Devin Person is a self-proclaimed “wizard” who, for the past six months, has been granting wishes to MTA riders on the J, M, Q, F, G and L lines.

The 32-year-old Greenpoint resident dons a robe and matching hat for his trips, and people have asked him for new jobs, love and money. Person said he’s up to about a dozen wishes a week.

Carmen Caceres, a dancer from Kensington, admits she was skeptical when she met Person on the G train in April.

“I remember seeing him and wondering if there was a Comic-Con [in town],” Cacares, 31, said. When she inquired about Person’s get-up, they struck up a casual conversation and he offered to grant her a wish — on one condition.

“Here comes the part where he asks me for money,” Cacares thought.

Instead, Person told the dancer, who wished for a specific audition, to simply do a dance for herself before submitting her tryout application.
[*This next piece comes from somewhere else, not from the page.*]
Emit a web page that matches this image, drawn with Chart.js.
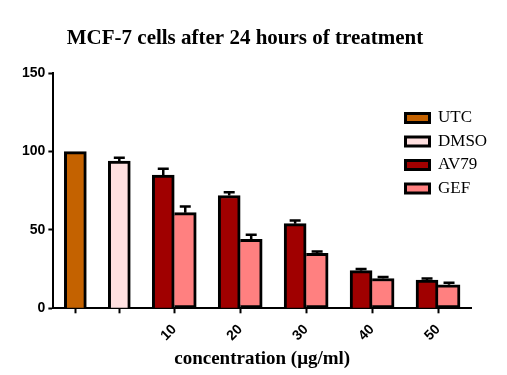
<!DOCTYPE html>
<html>
<head>
<meta charset="utf-8">
<script src="https://cdn.jsdelivr.net/npm/chart.js@4.4.1/dist/chart.umd.min.js"></script>
<style>
  html, body { margin: 0; padding: 0; background: #fff; }
  #wrap { width: 507px; height: 375px; }
</style>
</head>
<body>
<div id="wrap"><canvas id="chart"></canvas></div>
<script>
const categories = ['', '', '10', '20', '30', '40', '50'];
const utc  = [100, null, null, null, null, null, null];
const dmso = [null, 94, null, null, null, null, null];
const av79 = [null, null, 85, 72, 54, 24, 18];
const gef  = [null, null, 61, 44, 35, 19, 15];
const dmsoErr = [null, 2, null, null, null, null, null];
const av79Err = [null, null, 4, 2, 2, 1, 1];
const gefErr  = [null, null, 4, 3, 1.3, 1, 1.3];
const yTicks = [0, 50, 100, 150];

const series = [utc, dmso, av79, gef];

// group centres on a linear axis, one unit per bar and one unit of gap between groups
const counts = categories.map((_, i) => series.filter(s => s[i] != null).length);
const xPos = [];
counts.forEach((n, i) => {
  xPos.push(i === 0 ? 0 : xPos[i - 1] + counts[i - 1] / 2 + 1 + n / 2);
});
const pts = arr => xPos.map((x, i) => ({ x, y: arr[i] }));

const errorBars = {
  id: 'errorBars',
  afterDatasetsDraw(chart) {
    const { ctx } = chart;
    const y = chart.scales.y;
    chart.data.datasets.forEach((ds, di) => {
      const meta = chart.getDatasetMeta(di);
      if (!ds.errors || meta.hidden) return;
      ctx.save();
      ctx.strokeStyle = '#000';
      ctx.lineWidth = 2.5;
      meta.data.forEach((bar, i) => {
        const e = ds.errors[i], v = ds.data[i].y;
        if (e == null || v == null) return;
        const top = y.getPixelForValue(v + e);
        const half = bar.width / 4;
        ctx.beginPath();
        ctx.moveTo(bar.x, bar.y);
        ctx.lineTo(bar.x, top);
        ctx.moveTo(bar.x - half, top);
        ctx.lineTo(bar.x + half, top);
        ctx.stroke();
      });
      ctx.restore();
    });
  }
};

// legend sits inside the plot, upper right
const legendSpot = {
  id: 'legendSpot',
  afterLayout(chart, args, opts) {
    const lg = chart.legend;
    if (!lg) return;
    lg.left = opts.x; lg.right = opts.x + lg.width;
    lg.top = opts.y; lg.bottom = opts.y + lg.height;
  }
};

const barBase = { borderColor: '#000', borderWidth: 3, barThickness: 22 };

new Chart(document.getElementById('chart'), {
  type: 'bar',
  data: {
    datasets: [
      { ...barBase, label: 'UTC',  data: pts(utc),  backgroundColor: '#C46200' },
      { ...barBase, label: 'DMSO', data: pts(dmso), backgroundColor: '#FFE0E0', errors: dmsoErr },
      { ...barBase, label: 'AV79', data: pts(av79), backgroundColor: '#A00000', errors: av79Err },
      { ...barBase, label: 'GEF',  data: pts(gef),  backgroundColor: '#FF8080', errors: gefErr, borderSkipped: 'left' }
    ]
  },
  options: {
    responsive: true,
    maintainAspectRatio: false,
    animation: false,
    skipNull: true,
    layout: { padding: { left: 19, right: 36, top: 0, bottom: 0 } },
    plugins: {
      tooltip: { enabled: false },
      title: {
        display: true,
        text: 'MCF-7 cells after 24 hours of treatment',
        color: '#000',
        font: { family: 'Liberation Serif', size: 21, weight: 'bold' },
        padding: { top: 26, bottom: 22 }
      },
      legend: {
        position: 'chartArea',
        align: 'start',
        labels: {
          color: '#000',
          boxWidth: 24,
          boxHeight: 9,
          padding: 6.5,
          font: { family: 'Liberation Serif', size: 17 }
        }
      },
      legendSpot: { x: 399, y: 103 }
    },
    scales: {
      x: {
        type: 'linear',
        offset: false,
        min: xPos[0] - 1,
        max: xPos[xPos.length - 1] + 1.5,
        afterBuildTicks: axis => { axis.ticks = xPos.map(v => ({ value: v })); },
        ticks: {
          autoSkip: false,
          minRotation: 45,
          maxRotation: 45,
          padding: 8,
          color: '#000',
          font: { family: 'Liberation Sans', size: 14, weight: 'bold' },
          callback: (v, i) => categories[i]
        },
        grid: { offset: false, drawOnChartArea: false, drawTicks: true, tickLength: 5, tickWidth: 2, tickColor: '#000' },
        border: { display: true, color: '#000', width: 2 },
        title: {
          display: true,
          text: 'concentration (μg/ml)',
          color: '#000',
          font: { family: 'Liberation Serif', size: 19, weight: 'bold' },
          padding: { top: -5, bottom: 5 }
        }
      },
      y: {
        min: 0,
        max: 150,
        afterBuildTicks: axis => { axis.ticks = yTicks.map(v => ({ value: v })); },
        ticks: {
          padding: 3,
          color: '#000',
          font: { family: 'Liberation Sans', size: 14, weight: 'bold' }
        },
        grid: { drawOnChartArea: false, drawTicks: true, tickLength: 5, tickWidth: 2, tickColor: '#000' },
        border: { display: true, color: '#000', width: 2 }
      }
    }
  },
  plugins: [errorBars, legendSpot]
});
</script>
</body>
</html>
That night, Caceres sent in her paperwork, then realized she’d forgotten to spell-check it. Feeling stressed, she put on music, danced her heart out in her bedroom — then felt compelled to rewrite her application and put more emotion into it.

The next day, she landed the audition. Although she didn’t get the part, she believes Person helped her “look at the positive and think positive.”

Devin Person holds up his sign.Zandy Mangold

Person, who works in customer service (wizards have to pay rent too), admits he isn’t really granting wishes in the traditional sense. “What I’m offering is a moment to . . . think about things differently,” he said. “Maybe [the person will] take an action that they wouldn’t have otherwise.”

The son of a nuclear-physicist father and a social-worker mother, Person grew up in Westford, Mass. At 18, he read a profile of comic-book writer Grant Morrison, who, according to Person, used the idea of magic as a form of “self-help psychology.”

After a decade of dabbling in mysticism and a move to New York, he decided to become a wizard — a process that involved a ritual including self-hypnosis.

Soon after that, Person participated in a clinical trial for pigmented villonodular synovitis, a condition he suffers from that causes debilitating joint swelling. The medication helped but, as a side effect, turned his hair white.

“That was a signal from the universe that I was on the right path,” said Person.

When he rides the rails, Person brings along a sign — that says “Talk to the Wizard” — which he posts next to him on the train.

A sort of life coach, he also offers meditations, hypnosis and wizarding sessions that “combine psychology-based mysticism with practical goal-setting.” The sessions are held at his home office and run about $150 per hour.

He admits that some subway wishes are impossible — such as the time a man asked to get the Knicks into the playoffs.

According to Person, “There’s a difference between a wish and a miracle.”